"Mehmet Oz" is one name that the average American may not exactly think of when he or she tries to conjure the image of the country's next Secretary of Health and Human Services. After Tom Price offered to resign from his position, the next question that arose in media reports was fairly simple: Who will replace Price? According to reports, in addition to several names (a few you might have already guessed), television personality and surgeon Oz might be the Health and Human Services secretary. Emphasis on "might." Given the lack of predictability emanating from Trump's administration, it is somewhat hard to say for sure who will be Price's successor.
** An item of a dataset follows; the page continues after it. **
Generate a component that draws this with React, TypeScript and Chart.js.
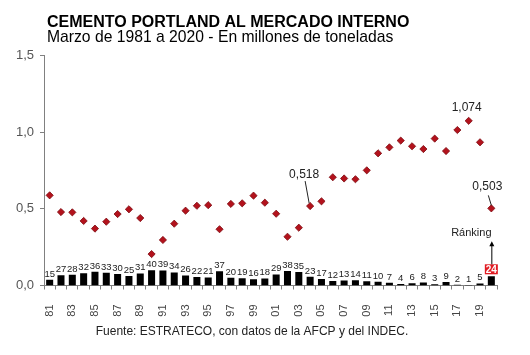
import React, { useEffect, useRef } from "react";
import { Chart, registerables } from "chart.js";
Chart.register(...registerables);

const years = ["81","82","83","84","85","86","87","88","89","90","91","92","93","94","95","96","97","98","99","00","01","02","03","04","05","06","07","08","09","10","11","12","13","14","15","16","17","18","19","20"];
const consumo = [0.588,0.479,0.477,0.421,0.371,0.416,0.466,0.497,0.440,0.205,0.297,0.403,0.488,0.520,0.524,0.367,0.532,0.536,0.586,0.540,0.468,0.318,0.377,0.518,0.549,0.706,0.698,0.693,0.751,0.862,0.901,0.945,0.908,0.890,0.958,0.877,1.014,1.074,0.934,0.503];
const ranking = [15,27,28,32,36,33,30,25,31,40,39,34,26,22,21,37,20,19,16,18,29,38,35,23,17,12,13,14,11,10,7,4,6,8,3,9,2,1,5,24];
const yTicks = [0, 0.5, 1.0, 1.5];
const title = "CEMENTO PORTLAND AL MERCADO INTERNO";
const subtitle = "Marzo de 1981 a 2020 - En millones de toneladas";
const footer = "Fuente: ESTRATECO, con datos de la AFCP y del INDEC.";
const annotations = [
  { index: 23, text: "0,518", dx: -6, dy: -31, line: [-5, -25, -1, -3] },
  { index: 37, text: "1,074", dx: -2, dy: -13, line: null },
  { index: 39, text: "0,503", dx: -4, dy: -22, line: [-3, -13, 0, -3] },
];
const rankLabel = "Ránking";

const FONT = "'Liberation Sans', Arial, sans-serif";

export default function App() {
  const ref = useRef<HTMLCanvasElement>(null);
  useEffect(() => {
    const canvas = ref.current!;
    const overlay = {
      id: "overlay",
      afterDatasetsDraw(chart: any) {
        const ctx = chart.ctx;
        const barMeta = chart.getDatasetMeta(0);
        const ptMeta = chart.getDatasetMeta(1);
        ctx.save();
        ctx.textAlign = "center";
        ctx.textBaseline = "bottom";
        ranking.forEach((r, i) => {
          const el = barMeta.data[i];
          if (i === ranking.length - 1) {
            const bw = 13, bh = 10;
            const top = el.y - 2 - bh;
            ctx.fillStyle = "#e11b22";
            ctx.fillRect(el.x - bw / 2, top, bw, bh);
            ctx.fillStyle = "#ffffff";
            ctx.font = "bold 10px " + FONT;
            ctx.textBaseline = "middle";
            ctx.fillText(String(r), el.x, top + bh / 2 + 0.5);
            ctx.strokeStyle = "#000";
            ctx.lineWidth = 1;
            ctx.beginPath();
            ctx.moveTo(el.x + 0.5, top);
            ctx.lineTo(el.x + 0.5, top - 20);
            ctx.stroke();
            ctx.fillStyle = "#000";
            ctx.beginPath();
            ctx.moveTo(el.x + 0.5, top - 23);
            ctx.lineTo(el.x - 2, top - 18);
            ctx.lineTo(el.x + 3, top - 18);
            ctx.closePath();
            ctx.fill();
            ctx.fillStyle = "#222";
            ctx.font = "11px " + FONT;
            ctx.textBaseline = "middle";
            ctx.fillText(rankLabel, el.x - 20, top - 31);
            ctx.textBaseline = "bottom";
          } else {
            ctx.fillStyle = "#222";
            ctx.font = "9.5px " + FONT;
            ctx.fillText(String(r), el.x, el.y - 1);
          }
        });
        ctx.font = "12px " + FONT;
        ctx.textBaseline = "middle";
        annotations.forEach((a) => {
          const p = ptMeta.data[a.index];
          ctx.fillStyle = "#222";
          ctx.fillText(a.text, p.x + a.dx, p.y + a.dy);
          if (a.line) {
            ctx.strokeStyle = "#222";
            ctx.lineWidth = 1;
            ctx.beginPath();
            ctx.moveTo(p.x + a.line[0], p.y + a.line[1]);
            ctx.lineTo(p.x + a.line[2], p.y + a.line[3]);
            ctx.stroke();
          }
        });
        ctx.restore();
      },
      afterDraw(chart: any) {
        const ctx = chart.ctx;
        ctx.save();
        ctx.fillStyle = "#000";
        ctx.textAlign = "left";
        ctx.textBaseline = "alphabetic";
        ctx.font = "bold 16px " + FONT;
        ctx.fillText(title, 47, 27);
        ctx.font = "15.7px " + FONT;
        ctx.fillText(subtitle, 47, 42);
        ctx.font = "12px " + FONT;
        ctx.textAlign = "center";
        ctx.fillStyle = "#222";
        ctx.fillText(footer, 252, 335);
        ctx.restore();
      },
    };
    const chart = new Chart(canvas, {
      type: "bar",
      data: {
        labels: years,
        datasets: [
          {
            type: "bar",
            data: ranking,
            yAxisID: "y2",
            backgroundColor: "#000",
            barPercentage: 0.62,
            categoryPercentage: 1,
          } as any,
          {
            type: "line",
            data: consumo,
            yAxisID: "y",
            showLine: false,
            pointStyle: "rectRot",
            pointRadius: 3.6,
            pointBackgroundColor: "#b3121c",
            pointBorderColor: "#7c0a10",
            pointBorderWidth: 0.8,
          } as any,
        ],
      },
      options: {
        responsive: false,
        animation: false,
        events: [],
        layout: { padding: { top: 55.5, right: 33, left: 0, bottom: 0 } },
        plugins: { legend: { display: false }, tooltip: { enabled: false } },
        scales: {
          x: {
            offset: true,
            grid: { display: true, drawOnChartArea: false, tickLength: 4, color: "#808080", offset: true },
            border: { color: "#808080" },
            ticks: {
              autoSkip: false,
              maxRotation: 90,
              minRotation: 90,
              padding: 15,
              color: "#444",
              font: { size: 11, family: FONT },
              callback: (v: any, i: number) => (i % 2 === 0 ? years[i] : ""),
            },
            afterFit: (s: any) => { s.height = 69.5; },
          },
          y: {
            min: 0,
            max: 1.5,
            afterBuildTicks: (s: any) => { s.ticks = yTicks.map((v) => ({ value: v })); },
            grid: { display: true, drawOnChartArea: false, tickLength: 4, color: "#808080" },
            border: { color: "#808080" },
            ticks: {
              padding: 6,
              color: "#555",
              font: { size: 13, family: FONT },
              callback: (v: any) => Number(v).toFixed(1).replace(".", ","),
            },
            afterFit: (s: any) => { s.width = 44; },
          },
          y2: { min: 0, max: 600, display: false },
        },
      } as any,
      plugins: [overlay],
    });
    return () => chart.destroy();
  }, []);
  return (
    <div style={{ position: "fixed", left: 0, top: 0, width: 530, height: 355, background: "#fff" }}>
      <canvas ref={ref} width={530} height={355} />
    </div>
  );
}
To make sense of reports involving a possible future Secretary Oz, it's worth recalling how exactly the short list came to be. Former Health and Human Services secretary Price found himself stuck in the crosshairs of the American public's growing resentment toward his rather opulent method of traveling.
Reports indicated that Price had apparently made us of private jets for business trips. The former secretary is currently under investigation for using private planes that apparently covered remarkably short distances like that between Philadelphia and Washington. A short trip like that may sound brief in terms of time but the financial expenditure to cover such gallivanting is stunningly high.
To replace Price, names like Oz's are presently circulating in Washington's tense air. Oz is no stranger to Trump either; the president appeared on the surgeon's show last year, where he talked about maintaining his health on the 2016 presidential campaign. Interestingly enough, Oz proclaimed that he would not ask Trump any "pointed" questions during his appearance.
"I’m not going to ask [Trump] questions he doesn’t want to have answered, and I also don’t want to talk about anybody else," Oz said. The "anybody else" in the doctor's statement was an indirect reference to Hillary Clinton, Trump's Democratic rival in last year's presidential race.
Prior to Trump becoming the president of America, Oz claimed that his invitation for Trump to appear on his show was to understand what Trump's health could mean for the nation as a whole. "I don’t want to talk about things that are outside of the health purview. But I do not believe we can have a wealthy country without being a healthy country," Oz said. "I do think people want to understand," he went on, "what happens to my health care if Trump is elected, and more importantly, what kind of role model is he for health in our country."
As mentioned before, it's difficult to say whether Oz has a substantive chance to become the country's Secretary of Health and Human Services. Over the past few years, the surgeon has been a target of some intense criticism from fellow surgeons and physicians who take issue with Oz's methods when it comes to diets and nutrition. But the TV personality, who rose to popularity after his appearance on The Oprah Winfrey Show, continues to enjoy a loyal following from his fans.
In addition to Oz, other names are being circulated for the next Secretary of Health, including former Louisiana governor Bobby Jindal, Florida governor Rick Scott, administrator of Centers for Medicare and Medicaid Services Seema Verma, House Republican Marsha Blackburn, and a few more.
Regardless of whoever becomes the next Secretary of Health and Human Services, it is clear that Price's departure from the department left a lesson behind and that is, as observers have noticed, Trump values impressive "optics" over principle. That is, looking better is more important than doing better.
The president explained why he agreed with Price's exit, "I don't like the optics. We're renegotiating NAFTA, we renegotiating so many things and making much better deals. You'll be seeing other things come up. So, I don't like to see somebody that perhaps there's the perception that it wasn't right."